SOURCE DATA:

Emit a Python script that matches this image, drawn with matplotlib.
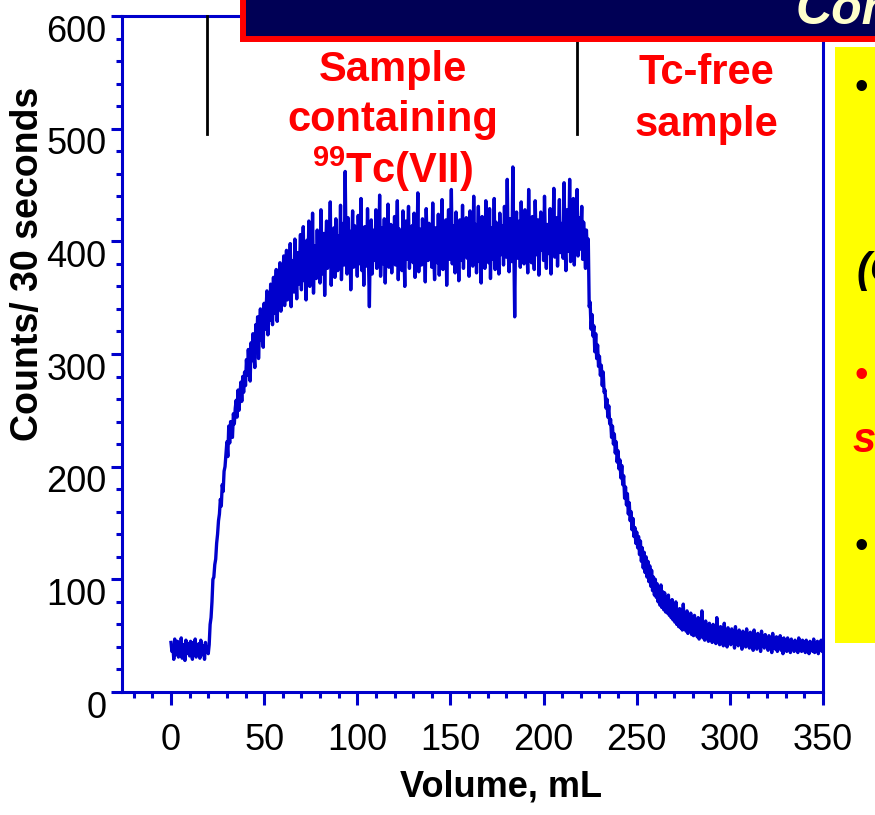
import numpy as np
import matplotlib
matplotlib.use("Agg")
import matplotlib.pyplot as plt
from matplotlib.patches import Rectangle
from matplotlib.ticker import MultipleLocator
from matplotlib.transforms import ScaledTranslation

plt.rcParams['font.family'] = ['Liberation Sans', 'DejaVu Sans']
plt.rcParams['mathtext.fontset'] = 'custom'
plt.rcParams['mathtext.rm'] = 'Liberation Sans'
plt.rcParams['mathtext.bf'] = 'Liberation Sans:bold'

# counts every 0.5 mL (one row = 10 mL)
counts = [
    44, 36, 41, 29, 47, 33, 38, 45, 31, 40, 35, 48, 30, 42, 37, 28, 46, 34, 39, 43,
    32, 45, 38, 29, 44, 36, 47, 31, 40, 35, 43, 30, 46, 37, 33, 41, 29, 44, 36, 39,
    34, 42, 60, 66, 80, 100, 102, 113, 118, 132, 140, 152, 158, 171, 165, 184, 178, 196, 200, 211,
    222, 209, 236, 221, 240, 228, 226, 247, 238, 252, 259, 244, 268, 250, 262, 275, 258, 280, 266, 284,
    272, 295, 281, 304, 289, 276, 310, 294, 318, 301, 288, 326, 309, 333, 296, 321, 340, 312, 329, 306,
    345, 322, 338, 356, 317, 349, 330, 362, 341, 326, 368, 336, 352, 375, 329, 358, 346, 381, 338, 364,
    350, 387, 343, 369, 392, 348, 376, 359, 398, 342, 383, 366, 355, 402, 371, 349, 390, 362, 378, 406,
    357, 384, 413, 365, 392, 348, 401, 376, 418, 360, 389, 371, 425, 354, 396, 382, 367, 410, 375, 399,
    363, 428, 385, 371, 407, 352, 394, 418, 376, 402, 388, 435, 361, 397, 380, 412, 368, 420, 391, 374,
    405, 383, 432, 366, 398, 416, 379, 462, 390, 371, 421, 384, 409, 357, 395, 427, 377, 414, 388, 401,
    369, 423, 392, 380, 438, 374, 406, 361, 413, 395, 378, 429, 385, 342, 402, 419, 371, 398, 410, 383,
    428, 376, 401, 387, 441, 369, 394, 412, 380, 420, 363, 405, 391, 433, 377, 399, 415, 372, 408, 386,
    422, 379, 397, 436, 366, 411, 389, 403, 374, 427, 392, 360, 418, 384, 400, 431, 376, 409, 395, 414,
    381, 425, 368, 402, 390, 443, 373, 411, 396, 379, 420, 387, 406, 364, 429, 398, 383, 416, 392, 401,
    377, 434, 389, 366, 412, 397, 381, 424, 370, 405, 393, 437, 375, 410, 386, 419, 361, 402, 428, 384,
    398, 446, 380, 414, 391, 372, 426, 387, 407, 365, 419, 395, 383, 432, 376, 409, 400, 421, 385, 413,
    369, 427, 394, 405, 378, 440, 388, 415, 372, 403, 431, 382, 398, 363, 422, 393, 410, 376, 436, 390,
    404, 381, 429, 367, 412, 396, 384, 438, 375, 417, 392, 406, 371, 425, 388, 400, 414, 379, 431, 395,
    386, 455, 391, 373, 420, 402, 382, 466, 397, 333, 410, 426, 385, 404, 418, 377, 435, 392, 409, 380,
    428, 389, 401, 372, 446, 394, 413, 381, 422, 398, 375, 436, 403, 388, 419, 370, 407, 426, 392, 411,
    383, 440, 398, 376, 415, 404, 389, 429, 371, 418, 395, 447, 386, 408, 421, 378, 412, 437, 390, 402,
    416, 385, 452, 397, 374, 428, 406, 391, 455, 382, 419, 401, 438, 379, 412, 398, 446, 387, 421, 393,
    408, 431, 384, 417, 396, 376, 410, 389, 402, 342, 346, 322, 335, 316, 325, 302, 318, 296, 308, 289,
    298, 281, 290, 272, 284, 266, 268, 252, 260, 244, 254, 238, 242, 226, 236, 220, 229, 212, 222, 204,
    214, 198, 206, 190, 201, 184, 192, 172, 182, 166, 176, 158, 168, 152, 160, 144, 154, 138, 146, 132,
    142, 128, 138, 122, 134, 116, 128, 110, 124, 106, 120, 102, 116, 98, 112, 94, 108, 90, 102, 86,
    100, 84, 96, 80, 93, 77, 95, 75, 89, 73, 88, 71, 84, 70, 86, 68, 80, 66, 82, 64,
    76, 62, 80, 60, 72, 58, 74, 57, 70, 55, 78, 56, 68, 54, 72, 52, 66, 55, 70, 51,
    64, 50, 68, 52, 62, 49, 66, 47, 60, 52, 72, 48, 58, 46, 63, 50, 57, 45, 61, 49,
    56, 44, 60, 47, 54, 43, 66, 46, 52, 42, 58, 45, 55, 41, 61, 44, 50, 40, 57, 46,
    53, 42, 56, 45, 50, 39, 58, 44, 51, 41, 55, 43, 49, 38, 54, 45, 52, 40, 56, 43,
    48, 39, 53, 42, 50, 37, 55, 41, 47, 38, 52, 40, 49, 36, 54, 42, 46, 39, 51, 41,
    47, 37, 50, 40, 45, 35, 52, 39, 46, 38, 49, 36, 44, 40, 50, 37, 47, 34, 48, 39,
    45, 36, 48, 39, 44, 35, 47, 38, 43, 36, 46, 39, 42, 35, 48, 37, 44, 36, 46, 38,
    43, 35, 46, 38, 42, 34, 45, 37, 44, 36, 47, 35, 41, 38, 45, 34, 43, 37, 46, 36,
    40,
]
volume = np.arange(len(counts)) * 0.5

marker_volumes = [19.3, 217.9]
left_label = ["Sample", "containing", r"$\mathbf{^{99}}$Tc(VII)"]
right_label = ["Tc-free", "sample"]

blue = '#0000cc'
W, H = 875, 815

fig = plt.figure(figsize=(8.75, 8.15), dpi=100)
ax = fig.add_axes([122 / W, 1 - 692 / H, 701 / W, 676 / H])

ax.plot(volume, counts, color=blue, lw=2.4, zorder=3)
ax.set_xlim(-26.3, 350)
ax.set_ylim(0, 600)

for s in ax.spines.values():
    s.set_color(blue)
    s.set_linewidth(2.2)

ax.xaxis.set_major_locator(MultipleLocator(50))
ax.xaxis.set_minor_locator(MultipleLocator(10))
ax.yaxis.set_major_locator(MultipleLocator(100))
ax.yaxis.set_minor_locator(MultipleLocator(20))
ax.tick_params(axis='x', which='major', length=9.5, width=2.2, color=blue,
               labelsize=26, pad=13)
ax.tick_params(axis='y', which='major', length=8, width=2.2, color=blue,
               labelsize=26, pad=3)
ax.tick_params(which='minor', length=4.5, width=2.2, color=blue)

# y tick labels sit a bit below their ticks in the original
shift = ScaledTranslation(0, -12 / 100, fig.dpi_scale_trans)
for t in ax.yaxis.get_major_ticks():
    t.label1.set_transform(t.label1.get_transform() + shift)

# black separators
for v in marker_volumes:
    ax.plot([v, v], [495, 600], color='black', lw=2, zorder=4, clip_on=False)

# red annotations
for txt, y in zip(left_label, [542.6, 498.2, 452.1]):
    ax.text(119, y, txt, color='red', fontsize=30, fontweight='bold',
            ha='center', va='baseline', zorder=5)
for txt, y in zip(right_label, [539.9, 493.8]):
    ax.text(287.2, y, txt, color='red', fontsize=30, fontweight='bold',
            ha='center', va='baseline', zorder=5)

fig.text(501 / W, 1 - 797 / H, "Volume, mL", fontsize=26, fontweight='bold',
         ha='center', va='baseline')
fig.text(28 / W, 1 - 264 / H, "Counts/ 30 seconds", fontsize=27,
         fontweight='bold', rotation=90, ha='center', va='center')

# slide title bar
fig.add_artist(Rectangle((243 / W, 1 - 39 / H), 1, 0.2, transform=fig.transFigure,
                         facecolor='#000055', edgecolor='#ff0000', lw=4.3,
                         zorder=10))
fig.text(796 / W, 1 - 24 / H, "Conclusions", color='#ffffcc', fontsize=36,
         fontweight='bold', fontstyle='italic', va='baseline', zorder=11)

# yellow side panel
fig.add_artist(Rectangle((835 / W, 1 - 643 / H), 1, 596 / H,
                         transform=fig.transFigure, facecolor='#ffff00',
                         edgecolor='none', zorder=10))
fig.text(855 / W, 1 - 89 / H, "•", fontsize=28, va='center', zorder=11)
fig.text(856 / W, 1 - 282 / H, "(C", fontsize=30, fontweight='bold',
         fontstyle='italic', va='baseline', zorder=11)
fig.text(855 / W, 1 - 377 / H, "•", fontsize=28, color='red', va='center', zorder=11)
fig.text(853 / W, 1 - 452 / H, "s", fontsize=30, fontweight='bold',
         fontstyle='italic', color='red', va='baseline', zorder=11)
fig.text(855 / W, 1 - 548 / H, "•", fontsize=28, va='center', zorder=11)

fig.savefig("out.png", dpi=100)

WHAT YOU NEED TO DO: Make a tally of the lines in this data that include the string "matplotlib", and answer with that tally alone.

THE COMPLETED TASK: 7